Si bien el Art Bonus, es decir, el crédito fiscal del 65% reservado a las empresas que invierten en cultura es, números en mano, sin duda una herramienta importante y muy utilizada por las empresas (555 millones de euros donados por las empresas para la cultura, en un período que va desde la introducción de la herramienta en 2014 hasta abril de 2021), esto no es suficiente, y como bien dice el Ministro de Cultura, Dario Franceschini, hay que aspirar a un nivel de madurez en el que, dentro de los balances sociales, se dedique una partida a las inversiones en cultura, y luego quizás en el futuro (y esto podría añadirse) en el que, junto a un balance social y un balance medioambiental, también pueda tener dignidad un balance cultural. Si es cierto que las grandes empresas que no invierten en cultura deberían avergonzarse de sí mismas (citando de nuevo a Franceschini), entonces también debe existir una comunidad madura que también tenga la capacidad de avergonzarlas, y por tanto debemos esperar un futuro en el que los consumidores estén cada vez más dispuestos a recompensar con sus acciones de compra a aquellas empresas que invierten parte de su capital en cultura, como ya ocurre con las empresas que prestan atención a las cuestiones medioambientales o sociales. Al mismo tiempo, sin embargo, los grandes grupos que invierten en esta dirección deben tener la oportunidad de hacer reconocible y visible su intervención. ¿En qué medida han contribuido los edificios de Peggy Guggenheim a dar a conocer la Fundación al gran público y a caracterizar la estética (aparte de Venecia) de los lugares donde se ubican y de los que todos nos beneficiamos gratuitamente? ¿En qué pensamos cuando vemos la sede de la Fundación Louis Vuitton? ¿Tenemos necesariamente que entrar en ella para disfrutarla?
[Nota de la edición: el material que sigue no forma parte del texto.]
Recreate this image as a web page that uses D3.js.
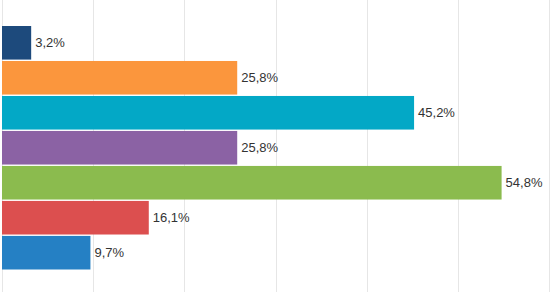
<!DOCTYPE html>
<html>
<head>
<meta charset="utf-8">
<script src="https://cdn.jsdelivr.net/npm/d3@7"></script>
<style>
  body { margin: 0; background: #fff; }
  svg { display: block; }
</style>
</head>
<body>
<div id="chart"></div>
<script>
// data
const categories = ["a", "b", "c", "d", "e", "f", "g"]
const values = [3.2, 25.8, 45.2, 25.8, 54.8, 16.1, 9.7]
const labels = ["3,2%", "25,8%", "45,2%", "25,8%", "54,8%", "16,1%", "9,7%"]
const colors = ["#1d4a7c", "#fb963d", "#03a8c6", "#8b62a4", "#8bbb4e", "#dc4f4f", "#2580c4"]
const gridTicks = [0, 10, 20, 30, 40, 50, 60]

const W = 551, H = 296

let svg = d3.select("#chart")
    .append("svg")
    .attr("width", W)
    .attr("height", H)

let xScale = d3.scaleLinear()
    .domain([0, 60])
    .range([2, 549])

let yScale = d3.scaleBand()
    .domain(categories)
    .range([26, 269.5])
    .paddingInner(0.04)

// vertical gridlines
svg.append("g")
    .selectAll("line")
    .data(gridTicks)
    .enter()
    .append("line")
    .attr("x1", d => Math.round(xScale(d)) + 0.5)
    .attr("x2", d => Math.round(xScale(d)) + 0.5)
    .attr("y1", 0)
    .attr("y2", 292)
    .style("stroke", "#e6e6e6")
    .style("stroke-width", 1)

// bars
svg.append("g")
    .selectAll("rect")
    .data(values)
    .enter()
    .append("rect")
    .attr("x", xScale(0))
    .attr("y", (d, i) => yScale(categories[i]))
    .attr("width", d => xScale(d) - xScale(0))
    .attr("height", yScale.bandwidth())
    .style("fill", (d, i) => colors[i])

// value labels
svg.append("g")
    .selectAll("text")
    .data(values)
    .enter()
    .append("text")
    .attr("x", d => xScale(d) + 4)
    .attr("y", (d, i) => yScale(categories[i]) + yScale.bandwidth() / 2)
    .attr("dy", "0.35em")
    .style("font-family", "'Liberation Sans', Arial, sans-serif")
    .style("font-size", "13px")
    .style("fill", "#333")
    .text((d, i) => labels[i])
</script>
</body>
</html>
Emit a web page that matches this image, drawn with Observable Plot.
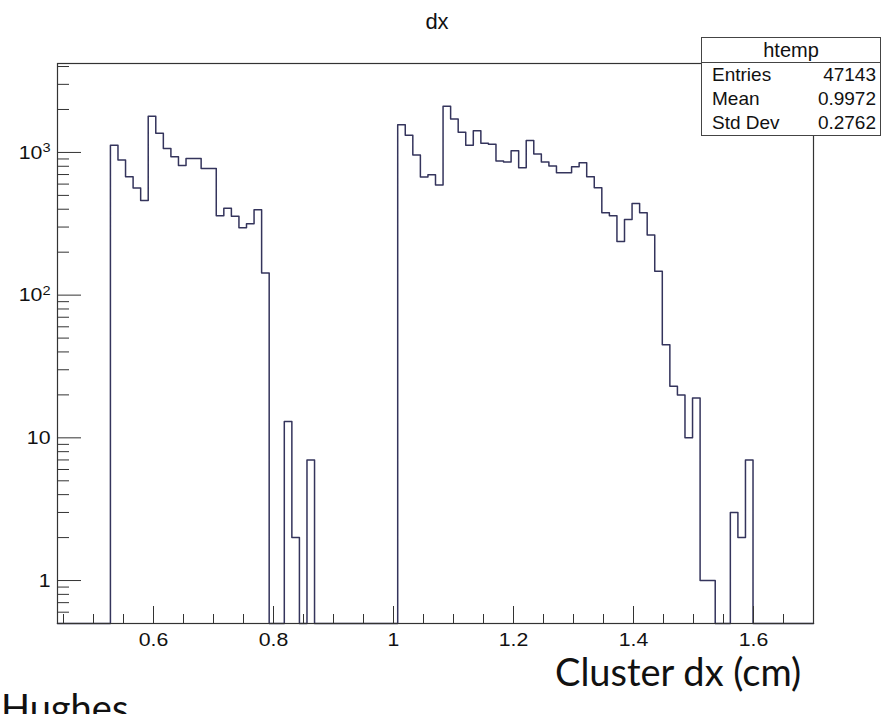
<!DOCTYPE html>
<html>
<head>
<meta charset="utf-8">
<script src="https://cdn.jsdelivr.net/npm/d3@7"></script>
<script src="https://cdn.jsdelivr.net/npm/@observablehq/plot@0.6"></script>
<style>
  html, body { margin: 0; padding: 0; background: #fff; }
  #wrap { position: relative; width: 895px; height: 714px; overflow: hidden; font-family: "Liberation Sans", Arial, sans-serif; color: #111; }
  #chart { position: absolute; left: 0; top: 0; }
  .ov { position: absolute; white-space: nowrap; line-height: 1; }
  #title { left: 0; width: 874px; top: 11px; text-align: center; font-size: 22px; }
  #stats { left: 701px; top: 37px; width: 178px; border: 1px solid #444; background: #fff; font-size: 19px; }
  #stats .hdr { text-align: center; border-bottom: 1px solid #444; height: 24px; line-height: 24px; font-size: 20px; }
  #stats .row { display: flex; justify-content: space-between; padding: 0 4px 0 10px; height: 24px; line-height: 24px; }
  .big { font-family: Lato, "Open Sans", sans-serif; font-size: 38px; color: #111; }
  #xlab { left: 555px; top: 652px; }
  #author { left: 1px; top: 688px; }
</style>
</head>
<body>
<div id="wrap">
  <div id="chart"></div>
</div>
<script>
// ---- Data ----
const title = "dx";
const xAxisTitle = "Cluster dx (cm)";
const author = "Hughes";
const histName = "htemp";
const statLabels = ["Entries", "Mean", "Std Dev"];
const statValues = ["47143", "0.9972", "0.2762"];

// Histogram binning (ROOT auto-binning of htemp)
const xMin = 0.44;
const xMax = 1.70;
const nBins = 100;

// Bin contents, bins 0..99 (0 = empty)
const binCounts = [
  0, 0, 0, 0, 0, 0, 0, 1125, 884, 676,
  564, 460, 1790, 1362, 1064, 932, 811, 907, 907, 772,
  772, 360, 406, 357, 297, 317, 396, 143, 0, 0,
  13, 2, 0, 7, 0, 0, 0, 0, 0, 0,
  0, 0, 0, 0, 0, 1564, 1320, 958, 673, 698,
  591, 2103, 1714, 1385, 1125, 1421, 1161, 1143, 870, 856,
  1026, 781, 1211, 977, 858, 802, 721, 721, 794, 846,
  676, 566, 378, 360, 238, 339, 438, 378, 264, 147,
  45, 23, 20, 10, 19, 1, 1, 0, 0, 3,
  2, 7, 0, 0, 0, 0, 0, 0, 0, 0
];

const yDomain = [0.5, 4200];
const yMajorTicks = [1, 10, 100, 1000];
const yTickBase = ["1", "10", "10", "10"];
const yTickExp = ["", "", "2", "3"];
const yMinorTicks = [0.5, 0.6, 0.7, 0.8, 0.9,
  2, 3, 4, 5, 6, 7, 8, 9,
  20, 30, 40, 50, 60, 70, 80, 90,
  200, 300, 400, 500, 600, 700, 800, 900,
  2000, 3000, 4000];
const xMajorTicks = [0.6, 0.8, 1.0, 1.2, 1.4, 1.6];
const xTickLabels = ["0.6", "0.8", "1", "1.2", "1.4", "1.6"];
const xMinorTicks = [0.45, 0.5, 0.55, 0.65, 0.7, 0.75, 0.85, 0.9, 0.95,
  1.05, 1.1, 1.15, 1.25, 1.3, 1.35, 1.45, 1.5, 1.55, 1.65];

// ---- Build ----
const W = 895, H = 714;
const mL = 57, mR = 82, mT = 63, mB = 91;
const plotW = W - mL - mR, plotH = H - mT - mB;
const binW = (xMax - xMin) / nBins;
const steps = d3.range(nBins + 1).map(i => ({
  x: xMin + i * binW,
  c: binCounts[Math.min(i, nBins - 1)]
}));
const lineColor = "#34345c";
const axisColor = "#333";

const chart = Plot.plot({
  width: W,
  height: H,
  marginLeft: mL,
  marginRight: mR,
  marginTop: mT,
  marginBottom: mB,
  style: { fontFamily: "'Liberation Sans', Arial, sans-serif", fontSize: "19px", color: "#111", background: "#fff" },
  x: { domain: [xMin, xMax], axis: null },
  y: { type: "log", domain: yDomain, axis: null },
  marks: [
    Plot.line(steps, {
      x: "x",
      y: d => (d.c > 0 ? d.c : yDomain[0]),
      curve: "step-after",
      stroke: lineColor,
      strokeWidth: 1.5
    }),
    Plot.frame({ stroke: axisColor, strokeWidth: 1.2 }),
    Plot.tickY(yMajorTicks, { y: d => d, stroke: axisColor, insetRight: plotW - 24 }),
    Plot.tickY(yMinorTicks, { y: d => d, stroke: axisColor, insetRight: plotW - 12 }),
    Plot.tickX(xMajorTicks, { x: d => d, stroke: axisColor, insetTop: plotH - 17 }),
    Plot.tickX(xMinorTicks, { x: d => d, stroke: axisColor, insetTop: plotH - 9 }),
    Plot.axisY({
      ticks: yMajorTicks,
      tickSize: 0,
      tickPadding: 7,
      fontSize: 19,
      tickFormat: d => yTickBase[yMajorTicks.indexOf(d)] + "^" + yTickExp[yMajorTicks.indexOf(d)],
      label: null
    }),
    Plot.axisX({
      ticks: xMajorTicks,
      tickSize: 0,
      tickPadding: 9,
      fontSize: 19,
      tickFormat: d => xTickLabels[xMajorTicks.findIndex(t => Math.abs(t - d) < 1e-9)],
      label: null
    })
  ]
});
document.getElementById("chart").appendChild(chart);

// Turn "10^3" into 10 with a real superscript
const svgNS = "http://www.w3.org/2000/svg";
chart.querySelectorAll("text").forEach(t => {
  const s = t.textContent;
  if (s.includes("^")) {
    const [base, exp] = s.split("^");
    t.textContent = "";
    const b = document.createElementNS(svgNS, "tspan");
    b.textContent = base;
    t.appendChild(b);
    if (exp) {
      const e = document.createElementNS(svgNS, "tspan");
      e.textContent = exp;
      e.setAttribute("font-size", "13");
      e.setAttribute("dy", "-0.5em");
      t.appendChild(e);
    }
  }
});

// Slight horizontal stretch of tick labels (as in the reference rendering)
chart.querySelectorAll("text").forEach(t => {
  const len = t.getComputedTextLength();
  if (len > 0) {
    t.setAttribute("textLength", (len * 1.12).toFixed(1));
    t.setAttribute("lengthAdjust", "spacingAndGlyphs");
  }
});

const wrap = document.getElementById("wrap");
function addDiv(id, cls, text) {
  const el = document.createElement("div");
  el.id = id;
  el.className = cls;
  if (text != null) el.textContent = text;
  wrap.appendChild(el);
  return el;
}
addDiv("title", "ov", title);
const stats = addDiv("stats", "ov", null);
const hdr = document.createElement("div");
hdr.className = "hdr";
hdr.textContent = histName;
stats.appendChild(hdr);
statLabels.forEach((lab, i) => {
  const r = document.createElement("div");
  r.className = "row";
  const a = document.createElement("span"); a.textContent = lab;
  const b = document.createElement("span"); b.textContent = statValues[i];
  r.appendChild(a); r.appendChild(b);
  stats.appendChild(r);
});
addDiv("xlab", "ov big", xAxisTitle);
addDiv("author", "ov big", author);
</script>
</body>
</html>
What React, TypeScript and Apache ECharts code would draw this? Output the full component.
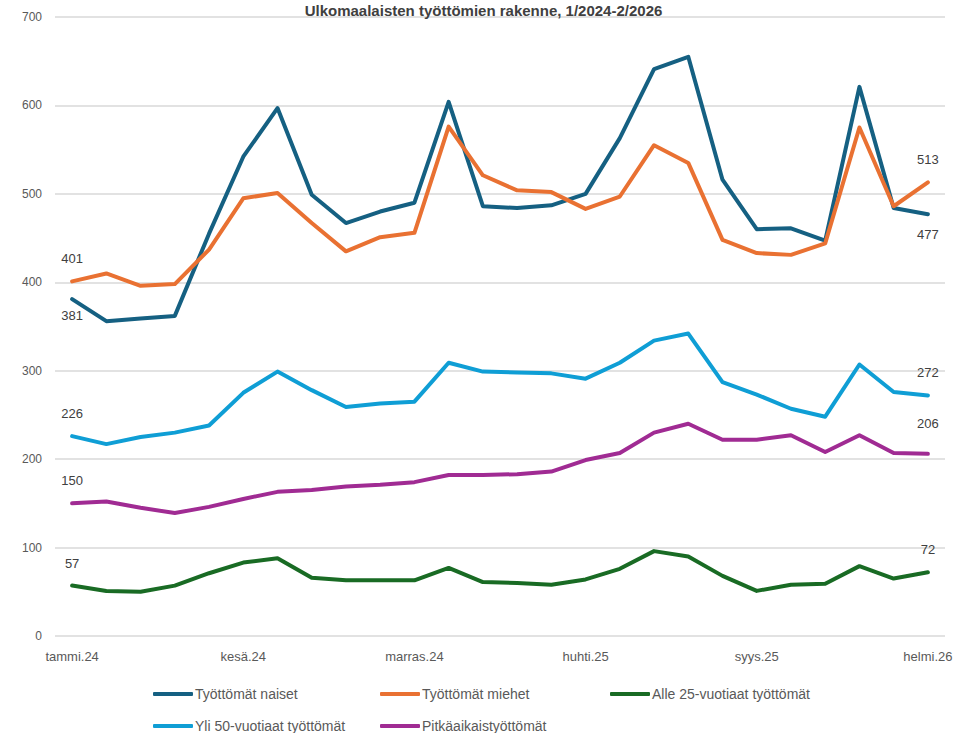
import React, { useEffect, useRef } from "react";
import * as echarts from "echarts";

const categories = [
  "tammi.24", "helmi.24", "maalis.24", "huhti.24", "touko.24", "kesä.24",
  "heinä.24", "elo.24", "syys.24", "loka.24", "marras.24", "joulu.24",
  "tammi.25", "helmi.25", "maalis.25", "huhti.25", "touko.25", "kesä.25",
  "heinä.25", "elo.25", "syys.25", "loka.25", "marras.25", "joulu.25",
  "tammi.26", "helmi.26",
];

const naiset = [381, 356, 359, 362, 455, 542, 597, 499, 467, 480, 490, 604, 486, 484, 487, 500, 563, 641, 655, 516, 460, 461, 447, 621, 484, 477];
const miehet = [401, 410, 396, 398, 437, 495, 501, 467, 435, 451, 456, 576, 521, 504, 502, 483, 497, 555, 535, 448, 433, 431, 444, 575, 486, 513];
const alle25 = [57, 51, 50, 57, 71, 83, 88, 66, 63, 63, 63, 77, 61, 60, 58, 64, 76, 96, 90, 68, 51, 58, 59, 79, 65, 72];
const yli50 = [226, 217, 225, 230, 238, 275, 299, 278, 259, 263, 265, 309, 299, 298, 297, 291, 309, 334, 342, 287, 273, 257, 248, 307, 276, 272];
const pitka = [150, 152, 145, 139, 146, 155, 163, 165, 169, 171, 174, 182, 182, 183, 186, 199, 207, 230, 240, 222, 222, 227, 208, 227, 207, 206];

const yTicks = [0, 100, 200, 300, 400, 500, 600, 700];

const names = [
  "Työttömät naiset",
  "Työttömät miehet",
  "Alle 25-vuotiaat työttömät",
  "Yli 50-vuotiaat työttömät",
  "Pitkäaikaistyöttömät",
];
const colors = ["#156082", "#E97132", "#196B24", "#0F9ED5", "#A02B93"];

const FONT = "Liberation Sans, Arial, sans-serif";
const labelStyle = { color: "#404040", fontSize: 13, fontFamily: FONT };

function withEndLabels(values: number[], firstPos: string, lastPos: string, firstDist = 12, lastDist = 12) {
  return values.map((v, i) => {
    if (i === 0) {
      return { value: v, label: { show: true, position: firstPos, distance: firstDist, ...labelStyle } };
    }
    if (i === values.length - 1) {
      return { value: v, label: { show: true, position: lastPos, distance: lastDist, ...labelStyle } };
    }
    return { value: v, label: { show: false } };
  });
}

export default function App() {
  const ref = useRef<HTMLDivElement>(null);
  useEffect(() => {
    if (!ref.current) return;
    const chart = echarts.init(ref.current, null, { renderer: "svg" });
    const seriesData = [
      withEndLabels(naiset, "bottom", "bottom", 10, 14),
      withEndLabels(miehet, "top", "top", 16, 16),
      withEndLabels(alle25, "top", "top", 16, 16),
      withEndLabels(yli50, "top", "top", 16, 16),
      withEndLabels(pitka, "top", "top", 16, 24),
    ];
    const legendLefts = [153, 380, 610, 153, 380];
    const legendTops = [687, 687, 687, 719, 719];
    chart.setOption({
      animation: false,
      backgroundColor: "#ffffff",
      title: {
        text: "Ulkomaalaisten työttömien rakenne, 1/2024-2/2026",
        left: "center",
        top: -2,
        textStyle: { fontSize: 15, fontWeight: "bold", color: "#404040", fontFamily: FONT },
      },
      legend: names.map((n, i) => ({
        data: [n],
        left: legendLefts[i],
        top: legendTops[i],
        icon: "roundRect",
        itemWidth: 40,
        itemHeight: 4,
        padding: 0,
        textStyle: { fontSize: 14, color: "#595959", fontFamily: FONT, padding: [0, 0, 0, -3] },
        selectedMode: false,
      })),
      grid: { left: 55, right: 22, top: 17, bottom: 97, containLabel: false, outerBoundsMode: "none" },
      xAxis: {
        type: "category",
        data: categories,
        boundaryGap: true,
        axisTick: { show: false },
        axisLine: { show: false },
        axisLabel: {
          interval: 4,
          color: "#595959",
          fontSize: 13,
          margin: 14,
          fontFamily: FONT,
          alignMinLabel: "center",
          alignMaxLabel: "center",
        },
      },
      yAxis: {
        type: "value",
        min: yTicks[0],
        max: yTicks[yTicks.length - 1],
        interval: 100,
        axisLine: { show: false },
        axisTick: { show: false },
        splitLine: { lineStyle: { color: "#d9d9d9", width: 1.5 } },
        axisLabel: {
          color: "#595959",
          fontSize: 12,
          margin: 13,
          fontFamily: FONT,
        },
      },
      series: names.map((n, i) => ({
        name: n,
        type: "line",
        data: seriesData[i],
        symbol: "circle",
        symbolSize: 0.01,
        showSymbol: true,
        smooth: false,
        lineStyle: { color: colors[i], width: 4, cap: "round", join: "round" },
        itemStyle: { color: colors[i] },
        z: 2,
      })),
    });
    return () => chart.dispose();
  }, []);
  return <div ref={ref} style={{ width: 967, height: 733, position: "absolute", left: 0, top: 0 }} />;
}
Habrá quien hable de lavado cultural, del mismo modo que ya se habla de forma generalizada de lavado verde, pero si la intervención de inversión cultural la realiza una empresa que opera dentro de la legalidad, ¿por qué deberíamos empezar a discutir inmediatamente si la acción está impulsada más por un espíritu fiscal/comercial que por uno puramente filantrópico? Es indudable que habrá sujetos que a través del arte y la cultura intentarán comprar la paz social, u obtener concesiones para realizar acciones que podrían estar en el centro de una discusión de conveniencia, pero es un riesgo que debemos asumir, sin abdicar de la crítica, pero con un enfoque más laico y menos moralista. La historia del arte, la arquitectura y la regeneración urbana continuará sin nosotros, por lo que cada vez correremos más el riesgo de quedarnos en la periferia, destinados a convertirnos en una gran Disneylandia de la cultura donde, en el mejor de los casos, nos encontraremos celebrando otro edificio del siglo XIX o XX convertido en museo o fundación, y lo más colorido y atrevido que nos permitiremos será un bonito mural que aporte un poco de color a nuestros grises suburbios.